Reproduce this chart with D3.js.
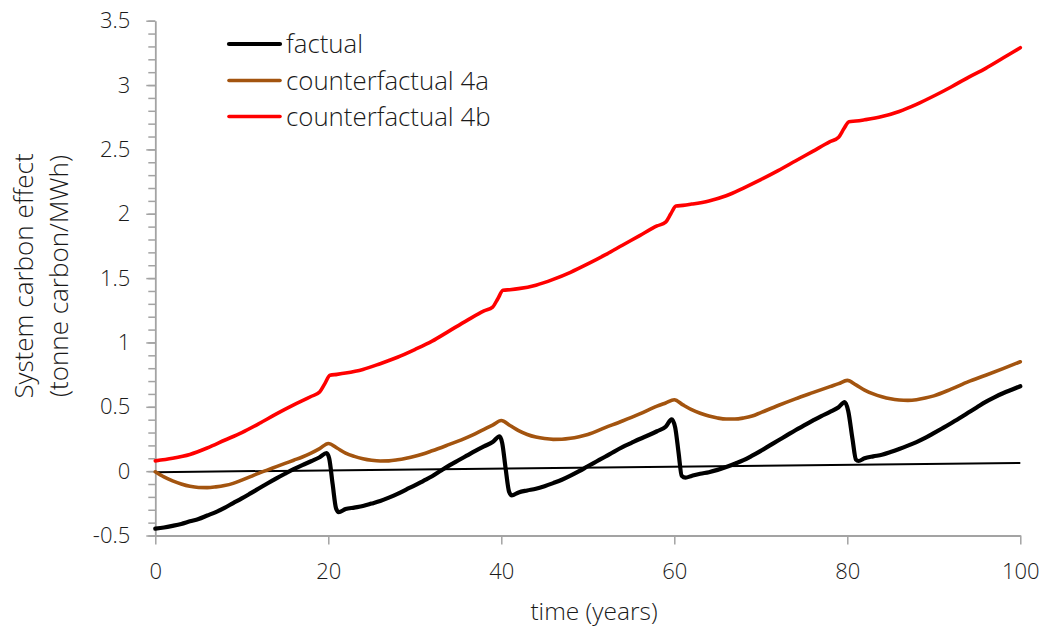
<!DOCTYPE html>
<html>
<head>
<meta charset="utf-8">
<script src="https://cdn.jsdelivr.net/npm/d3@7"></script>
<style>
  html, body { margin: 0; padding: 0; background: #fff; }
  svg { display: block; }
  text { font-family: "Open Sans", Lato, sans-serif; font-weight: 300; fill: #1a1a1a; }
</style>
</head>
<body>
<svg id="chart" width="1047" height="634"></svg>
<script>
// ---- series data: time (years) and system carbon effect (tonne carbon/MWh) ----
const factualX = [0,1,2,3,4,5,6,7,8,9,10,11,12,13,14,15,16,17,18,19,19.8,20.1,20.5,20.9,21.2,22,23,24,25,26,27,28,29,30,31,32,33,34,35,36,37,38,39,39.8,40.1,40.5,40.9,41.2,42,43,44,45,46,47,48,49,50,51,52,53,54,55,56,57,58,59,59.7,60.1,60.5,60.85,61.3,62,63,64,65,66,67,68,69,70,71,72,73,74,75,76,77,78,79,79.7,80.1,80.6,81,81.3,82,83,84,85,86,87,88,89,90,91,92,93,94,95,96,97,98,99,100];
const factualY = [-0.447,-0.438,-0.425,-0.41,-0.39,-0.372,-0.345,-0.318,-0.285,-0.248,-0.212,-0.173,-0.133,-0.094,-0.056,-0.02,0.015,0.047,0.077,0.108,0.141,0.10,-0.1,-0.29,-0.318,-0.295,-0.283,-0.271,-0.252,-0.232,-0.206,-0.177,-0.143,-0.11,-0.075,-0.04,0.003,0.045,0.083,0.12,0.157,0.192,0.226,0.27,0.22,0.02,-0.16,-0.188,-0.165,-0.15,-0.137,-0.117,-0.093,-0.067,-0.035,0.0,0.038,0.075,0.112,0.15,0.186,0.218,0.25,0.279,0.31,0.345,0.403,0.34,0.14,-0.035,-0.05,-0.037,-0.02,-0.008,0.01,0.032,0.058,0.085,0.12,0.158,0.198,0.238,0.278,0.318,0.355,0.392,0.428,0.46,0.497,0.537,0.47,0.25,0.09,0.079,0.1,0.115,0.127,0.148,0.172,0.198,0.226,0.258,0.295,0.333,0.372,0.413,0.455,0.497,0.538,0.573,0.605,0.633,0.66];

const cf4aX = [0,1,2,3,4,5,6,7,8,9,10,11,12,13,14,15,16,17,18,19,20,21,22,23,24,25,26,27,28,29,30,32,34,36,38,39,40,41,42,43,44,45,46,47,48,49,50,52,54,56,58,59,60,61,62,63,64,65,66,67,68,69,70,72,74,76,78,79,80,81,82,83,84,85,86,87,88,89,90,92,94,96,98,100];
const cf4aY = [-0.005,-0.045,-0.075,-0.1,-0.118,-0.127,-0.128,-0.122,-0.112,-0.095,-0.07,-0.043,-0.015,0.01,0.035,0.06,0.085,0.11,0.14,0.175,0.215,0.18,0.14,0.115,0.097,0.085,0.079,0.08,0.088,0.1,0.115,0.158,0.208,0.26,0.325,0.358,0.393,0.355,0.315,0.285,0.265,0.253,0.247,0.248,0.255,0.268,0.285,0.338,0.39,0.445,0.505,0.53,0.555,0.515,0.478,0.45,0.428,0.413,0.405,0.405,0.413,0.428,0.455,0.51,0.562,0.61,0.657,0.68,0.705,0.67,0.63,0.6,0.578,0.562,0.553,0.55,0.555,0.568,0.585,0.637,0.695,0.745,0.797,0.85];

const cf4bX = [0,2,4,6,8,10,12,14,16,18,19,19.6,20.2,21,22,24,26,28,30,32,34,36,38,39,39.6,40.2,41,42,44,46,48,50,52,54,56,58,59,59.6,60.2,61,62,64,66,68,70,72,74,76,78,79,79.6,80.2,81,82,84,86,88,90,92,94,96,98,100];
const cf4bY = [0.08,0.10,0.13,0.18,0.24,0.30,0.37,0.445,0.515,0.58,0.615,0.68,0.745,0.752,0.762,0.79,0.835,0.885,0.945,1.01,1.09,1.17,1.245,1.275,1.34,1.405,1.41,1.418,1.445,1.49,1.545,1.61,1.68,1.755,1.83,1.905,1.935,2.0,2.06,2.065,2.075,2.10,2.14,2.20,2.265,2.335,2.41,2.485,2.56,2.595,2.66,2.715,2.72,2.73,2.755,2.795,2.85,2.915,2.985,3.06,3.13,3.21,3.29];

// straight reference line
const refX = [0, 100];
const refY = [-0.008, 0.063];

const seriesNames = ["factual", "counterfactual 4a", "counterfactual 4b"];
const seriesColors = ["#000000", "#A3540F", "#FF0000"];

const xTicks = [0, 20, 40, 60, 80, 100];
const yTicks = [-0.5, 0, 0.5, 1, 1.5, 2, 2.5, 3, 3.5];
const yMinorTicks = d3.range(-5, 36).map(i => i / 10);

const xTitle = "time (years)";
const yTitleLines = ["System carbon effect", "(tonne carbon/MWh)"];

// ---- layout ----
const svg = d3.select("#chart");
const plot = { left: 155.3, right: 1020.3, top: 20.7, bottom: 535.5 };

const x = d3.scaleLinear().domain([0, 100]).range([plot.left, plot.right]);
const y = d3.scaleLinear().domain([-0.5, 3.5]).range([plot.bottom, plot.top]);

const axisColor = "#A3A3A3";
const fontFamily = "'Open Sans', Lato, sans-serif";

// y axis: minor ticks first, then major ticks with labels
const yMinor = svg.append("g").attr("transform", `translate(${plot.left},0)`)
  .call(d3.axisLeft(y).tickValues(yMinorTicks).tickSize(7).tickFormat(""));
yMinor.select(".domain").remove();
yMinor.selectAll("line").attr("stroke", axisColor).attr("stroke-width", 1.5);

const yAxis = svg.append("g").attr("transform", `translate(${plot.left},0)`)
  .call(d3.axisLeft(y).tickValues(yTicks).tickSize(9).tickSizeOuter(0).tickPadding(16)
    .tickFormat(d => String(d)));
yAxis.select(".domain").attr("stroke", axisColor).attr("stroke-width", 1.8);
yAxis.selectAll("line").attr("stroke", axisColor).attr("stroke-width", 1.5);
yAxis.selectAll("text").attr("font-size", 22).attr("font-family", fontFamily).attr("font-weight", 300).attr("fill", "#1a1a1a");

const xAxis = svg.append("g").attr("transform", `translate(0,${plot.bottom})`)
  .call(d3.axisBottom(x).tickValues(xTicks).tickSize(9).tickSizeOuter(0).tickPadding(19)
    .tickFormat(d => String(d)));
xAxis.select(".domain").attr("stroke", axisColor).attr("stroke-width", 1.8);
xAxis.selectAll("line").attr("stroke", axisColor).attr("stroke-width", 1.5);
xAxis.selectAll("text").attr("font-size", 22).attr("font-family", fontFamily).attr("font-weight", 300).attr("fill", "#1a1a1a");

// ---- lines ----
const line = d3.line().x(d => x(d[0])).y(d => y(d[1])).curve(d3.curveMonotoneX);
const zip = (xs, ys) => xs.map((v, i) => [v, ys[i]]);

svg.append("path").datum(zip(refX, refY))
  .attr("d", d3.line().x(d => x(d[0])).y(d => y(d[1])))
  .attr("fill", "none").attr("stroke", "#000").attr("stroke-width", 2);

const series = [zip(factualX, factualY), zip(cf4aX, cf4aY), zip(cf4bX, cf4bY)];
const widths = [4.2, 3.6, 3.6];
series.forEach((s, i) => {
  svg.append("path").datum(s).attr("d", line)
    .attr("fill", "none").attr("stroke", seriesColors[i])
    .attr("stroke-width", widths[i]).attr("stroke-linejoin", "round").attr("stroke-linecap", "round");
});

// ---- legend ----
const legend = svg.append("g");
const legendY = [44, 80.5, 116.5];
seriesNames.forEach((name, i) => {
  legend.append("line").attr("x1", 229).attr("x2", 280)
    .attr("y1", legendY[i]).attr("y2", legendY[i])
    .attr("stroke", seriesColors[i]).attr("stroke-width", widths[i]).attr("stroke-linecap", "round");
  legend.append("text").attr("x", 286).attr("y", legendY[i]).attr("dy", "0.35em")
    .attr("font-size", 25.8).text(name);
});

// ---- axis titles ----
svg.append("text").attr("x", 594).attr("y", 620)
  .attr("text-anchor", "middle").attr("font-size", 24.5).text(xTitle);

yTitleLines.forEach((t, i) => {
  svg.append("text")
    .attr("transform", `translate(${33 + i * 35},276) rotate(-90)`)
    .attr("text-anchor", "middle").attr("font-size", 26).text(t);
});
</script>
</body>
</html>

++++++++++

__What you are asked to do__
Pick out each line above that includes "with" and show it.

__Task answer__
Reproduce this chart with D3.js.
// y axis: minor ticks first, then major ticks with labels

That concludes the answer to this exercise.